PlayStation is looking to develop, automate, and maintain scalable data platforms, emphasizing Infrastructure as Code (IaC) and cloud-native technologies to ensure the reliability and automation of NoSQL, Streaming, and Caching services within AWS and GCP environments. The goal is to provide resilient, high-performance infrastructure for real-time data services that directly impact the scalability and reliability of global data solutions.
Requirements
- 6+ years of software development and SRE experience, with at least 3+ years specializing in Go and Infrastructure As Code with a focus on automation.
- Deep proficiency in Go (Golang), with the ability to write performant, idiomatic, and maintainable code for production-scale systems.
- Established track record crafting modular, architecture-focused frameworks in Go, supporting large and complex backend services.
- Expertise with infrastructure-as-code tools such as Terraform, Ansible.
- Expertise in operations: scaling, consistency tuning, compaction, repair, and backup/recovery of databases.
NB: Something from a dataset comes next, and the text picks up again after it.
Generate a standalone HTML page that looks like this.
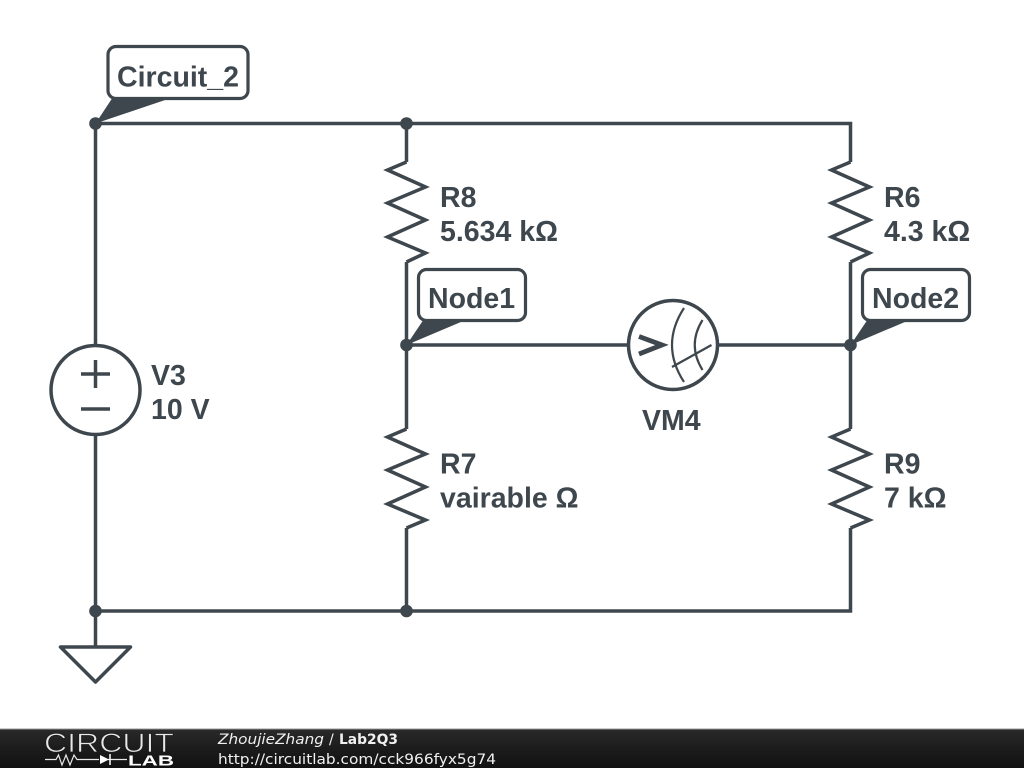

- Familiarity with NoSQL, caching, and streaming platforms (e.g., Apache Kafka, Redis, AWS MSK).
- Cloud experience (AWS, GCP, or Azure), with knowledge of managed services (e.g., DynamoDB, ElastiCache, MSK or equivalent experience).
Responsibilities
- Develop and implement Infrastructure as Code (IaC) and automate the provisioning, monitoring, scaling, and lifecycle management of NoSQL, Streaming, and Caching platforms (e.g., Cassandra, Kafka, Redis).
- Drive end-to-end automation to enable repeatable, reliable, and self-service deployment of data services across cloud and hybrid environments.
- Guarantee the platform data solutions are always available, scalable, and resilient.
- Define and enforce SLIs, SLOs, and error margins for data platforms to drive reliability engineering practices.
- Develop highly efficient, self-repairing systems, automated redundancy, and scalability solutions for databases and streaming platforms.
- Develop observability solutions (metrics, logging, tracing) for Cassandra, Redis, and Kafka/MSK to ensure proactive issue detection.
- Lead incident response for critical database/caching/streaming issues and drive root cause analysis with permanent automated fixes.
Other
- Collaborate with product and platform teams to provide resilient, high-performance infrastructure for real-time data services.
- Embrace Dev & SRE principles, prioritize automation, and use AI/ML to boost system performance.
- Work closely with platform and product teams to ensure the seamless integration and delivery of high-performance solutions for global PlayStation experiences.
- Collaborate with engineering and platform teams to deliver dependable, scalable, and high-performing data services.
- Excellent communication and collaboration skills, with experience mentoring and influencing peers across diverse teams.